一旦美國政府減少財政刺激力度,美國經濟就會回落,不能排除經濟二次探底的可能性。這種情況發生,對美國就業的影響不言而喻。最后,歷史上美國經濟增長與經常項目逆差往往同向變化(凈出口是經常項目差額最主要的組成部分,本文總體上將經常項目差額與凈出口視為同一概念,比如貿易逆差和經常賬戶逆差就可以互換,但這僅僅是為了討論方便——編者注)。如果美國失業率因經濟增長提高而下降,那么美國經常項目逆差則可能因進口增長而惡化。經常項目逆差惡化也會導致貿易保護主義,盡管此時貿易保護主義支持者的身份可能會發生改變。
危機以來全球不平衡狀況的變化
2007年金融危機爆發以前,全球不平衡問題備受關注。2007年危機之后的相當一段時間內,全球不平衡問題一度離開了人們的視野。現在隨著美國經濟的回升,全球不平衡問題被再次提出,甚至成為各種官方和非官方國際會議的首要議題。在今后相當長一段時間內,這將是一個不斷糾纏中國的問題,對此中國不應回避。全球不平衡問題,也可以說是美國持續的經常項目逆差問題。1980年代初以來,美國經常項目逆差越來越大,占GDP的比重越來越高。其經常項目逆差總額在2006年達到最高峰,為8035億美元,在GDP中占比超過6%。美國的凈外債在2006年達到2.7萬億美元,凈外債占GDP的比例達到了19%。

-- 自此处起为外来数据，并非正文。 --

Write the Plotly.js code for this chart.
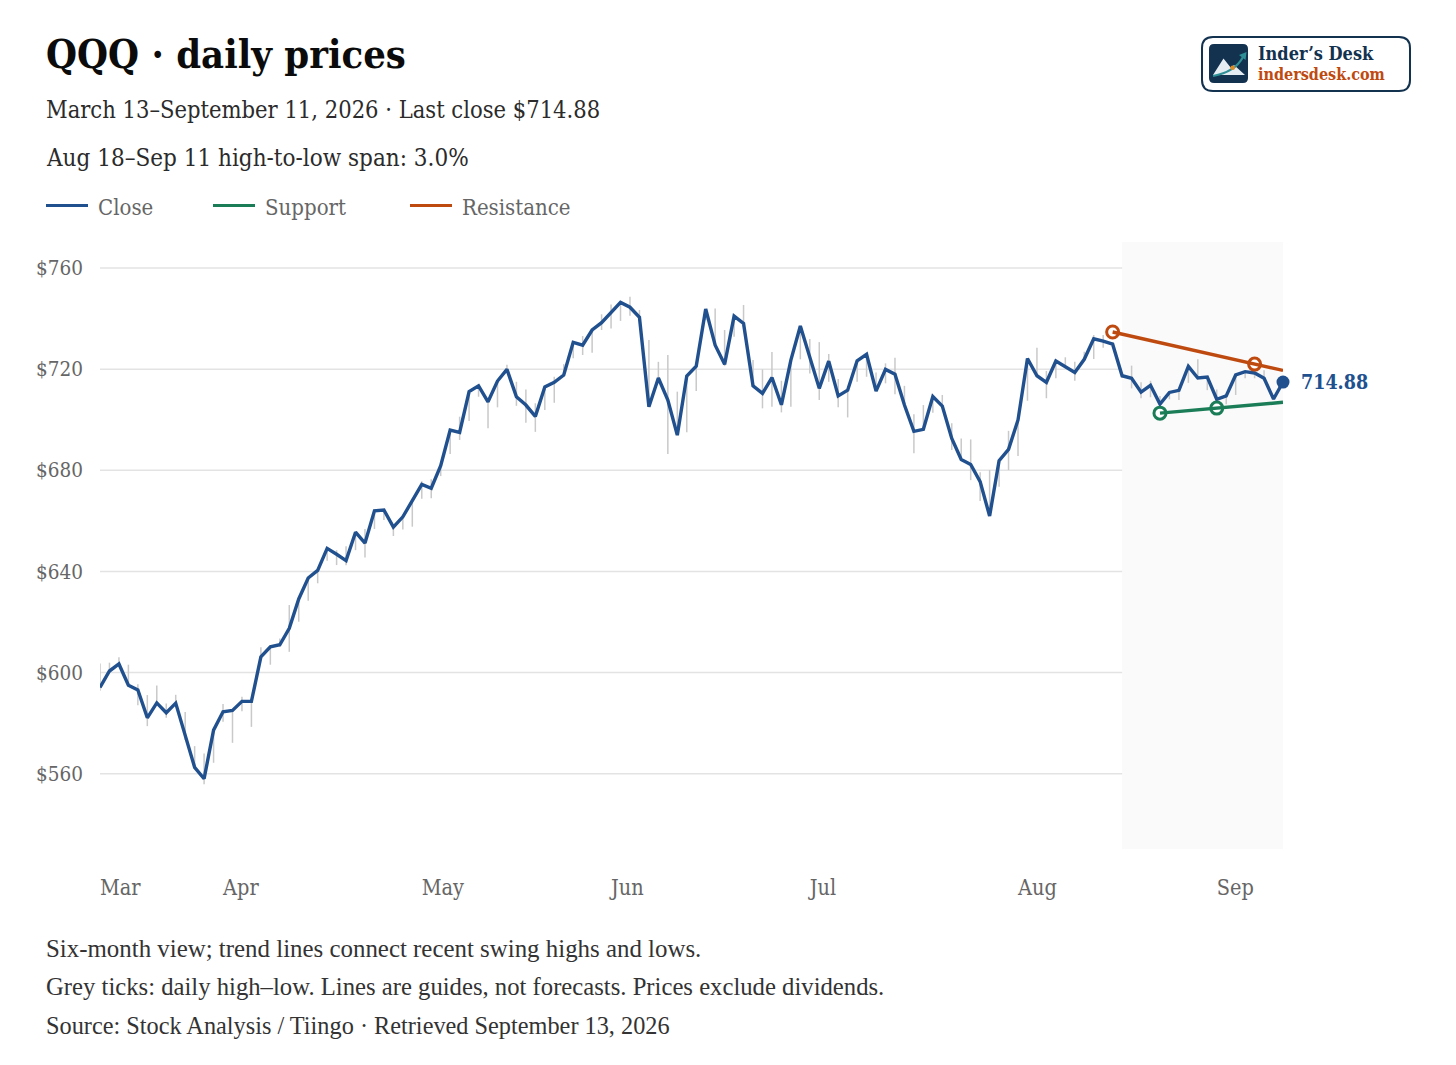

在1950年到1969年這20年間,美國絕大部分年份保持了經常項目順差(只有三年逆差),是世界最大債權國。然而,美國國際收支逆差(美國海外投資大于經常項目順差)的增加導致了外國持有美元對美國黃金儲備比例的增加,這進一步導致外國中央銀行和私人投資者對美元信心的崩潰。1971年布雷頓森林體系因美元危機而崩潰。近年來,美國的國際收支狀況比當年要差得多,且美元早已是沒有任何支持的信用貨幣,但美元危機并未發生,豈非怪事?但說怪也不怪,其中的基本原因有兩條,一是政治上當今世界沒有戴高樂那樣的“搗亂分子”(1940年代,法國迫于現實壓力參加了布雷頓森林體系,承認了美元的國際貨幣地位,但法國總統戴高樂此后多年一直在反對這一體系,并批評其中的“美元特權”——編者注);二是經濟上中國、日本以及其他東亞國家和石油輸出國愿意持有美元和美元資產(其含義等價于這些國家愿意對美國保持經常項目順差,或愿意為美國的經常項目逆差融資)。有鑒于此,國際經濟學界出現了諸如“布雷頓森林體系2”(Bretton Woods 2,以下簡稱BW2)這樣的“理論”,力圖說明全球不平衡的合理性,并預言這種不平衡可以至少再維持一、二十年【“BW2理論”由杜里(Michael Dooley)、弗斯特蘭道(David Folkerts-Landau)和嘉保(Peter Garber)這三位美國經濟學家提出。根據這一理論,中國為了解決本國的失業問題,必須依靠出口市場、必須維持大量貿易順差。為此,中國必須保證人民幣對美元的穩定(盯住美元)。在這三位美國經濟學家看來,中國(和其他發展中國家)解決就業問題的需要(其隱含的意思是中國對外國市場,特別是美國市場的依賴)使得以固定匯率為特征的布雷頓森林體系在事實上得到恢復,“BW2理論”也因此而得名——編者注】。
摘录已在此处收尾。